- **SOURCE EXCERPT**
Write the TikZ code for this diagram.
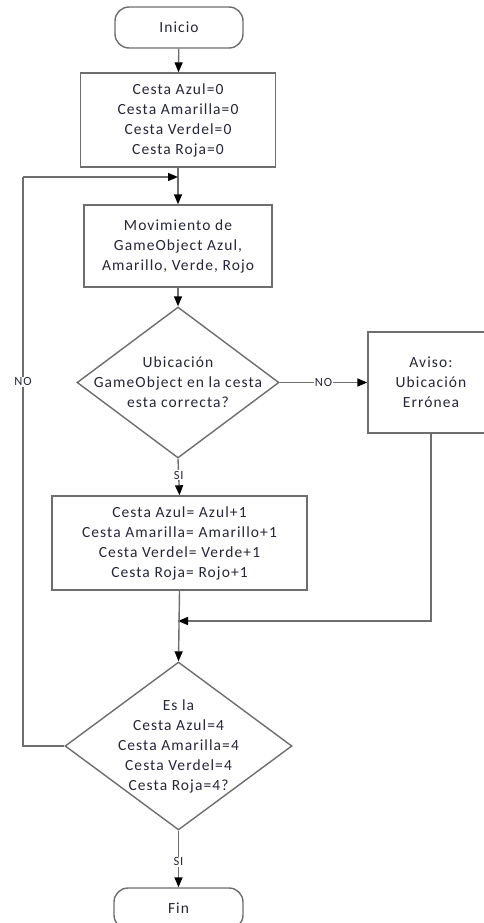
\documentclass[tikz,border=0pt]{standalone}
\usepackage{fontspec}
\setmainfont{Carlito}[LetterSpace=7]
\usetikzlibrary{shapes.geometric,arrows.meta}
\definecolor{linegray}{HTML}{6E6E6E}
\definecolor{txt}{HTML}{26263A}
\tikzset{
  every node/.style={font=\fontsize{15.5}{20}\selectfont, text=txt},
  box/.style={draw=linegray, line width=1.4pt, fill=white, align=center, inner sep=0pt},
  term/.style={box, rounded corners=14pt},
  decision/.style={draw=linegray, line width=1.4pt, fill=white, diamond, inner sep=0pt},
  flow/.style={draw=linegray, line width=1.4pt, -{Triangle[length=10pt,width=8pt,color=black]}},
  plain/.style={draw=linegray, line width=1.4pt},
  tag/.style={fill=white, inner sep=1pt, font=\fontsize{12.5}{13}\selectfont}
}
\begin{document}
\begin{tikzpicture}[x=1pt,y=-1pt]
\useasboundingbox (0,0) rectangle (483,923);

\node[term, minimum width=128pt, minimum height=41pt] (inicio) at (179,27.5) {Inicio};
\node[box, minimum width=195pt, minimum height=94pt] (init) at (178,120)
  {Cesta Azul=0\\Cesta Amarilla=0\\Cesta Verdel=0\\Cesta Roja=0};
\node[box, minimum width=188pt, minimum height=82pt] (mov) at (178,246)
  {Movimiento de\\GameObject Azul,\\Amarillo, Verde, Rojo};
\node[decision, minimum width=202pt, minimum height=151pt,
  label={[align=center]center:Ubicación\\GameObject en la cesta\\esta correcta?}] (d1) at (178,382.5) {};
\node[box, minimum width=126pt, minimum height=101pt] (aviso) at (431,382.5)
  {Aviso:\\Ubicación\\Errónea};
\node[box, minimum width=255pt, minimum height=94pt] (suma) at (179.5,543)
  {Cesta Azul= Azul+1\\Cesta Amarilla= Amarillo+1\\Cesta Verdel= Verde+1\\Cesta Roja= Rojo+1};
\node[decision, minimum width=227pt, minimum height=168pt,
  label={[align=center]center:Es la\\Cesta Azul=4\\Cesta Amarilla=4\\Cesta Verdel=4\\Cesta Roja=4?}] (d2) at (178.5,746) {};
\node[term, minimum width=129pt, minimum height=41pt] (fin) at (178.5,908.5) {Fin};

\coordinate (loopin) at (178,177);
\coordinate (loopleft) at (23,177);
\coordinate (merge) at (178,621);

\draw[flow] (inicio) -- (init);
\draw[plain] (init.south) -- (loopin);
\draw[flow] (loopin) -- (mov);
\draw[flow] (mov) -- (d1.north);
\draw[flow] (d1.east) -- node[tag] {NO} (aviso.west);
\draw[flow] (d1.south) -- node[tag, pos=0.45] {SI} (suma.north);
\draw[plain] (aviso.south) |- (merge);
\draw[flow] (aviso.south |- merge) -- (merge);
\draw[flow] (suma.south) -- (d2.north);
\draw[plain] (d2.west) -| node[tag, pos=0.82] {NO} (loopleft);
\draw[flow] (loopleft) -- (loopin);
\draw[flow] (d2.south) -- node[tag, pos=0.55] {SI} (fin.north);
\end{tikzpicture}
\end{document}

- **TASK**
Set the lines above down again, word for word, from the first through the one containing "(0,0) rectangle (483,923);"; pictures excluded.

- **EXERCISE RESULT**
Write the TikZ code for this diagram.
\documentclass[tikz,border=0pt]{standalone}
\usepackage{fontspec}
\setmainfont{Carlito}[LetterSpace=7]
\usetikzlibrary{shapes.geometric,arrows.meta}
\definecolor{linegray}{HTML}{6E6E6E}
\definecolor{txt}{HTML}{26263A}
\tikzset{
  every node/.style={font=\fontsize{15.5}{20}\selectfont, text=txt},
  box/.style={draw=linegray, line width=1.4pt, fill=white, align=center, inner sep=0pt},
  term/.style={box, rounded corners=14pt},
  decision/.style={draw=linegray, line width=1.4pt, fill=white, diamond, inner sep=0pt},
  flow/.style={draw=linegray, line width=1.4pt, -{Triangle[length=10pt,width=8pt,color=black]}},
  plain/.style={draw=linegray, line width=1.4pt},
  tag/.style={fill=white, inner sep=1pt, font=\fontsize{12.5}{13}\selectfont}
}
\begin{document}
\begin{tikzpicture}[x=1pt,y=-1pt]
\useasboundingbox (0,0) rectangle (483,923);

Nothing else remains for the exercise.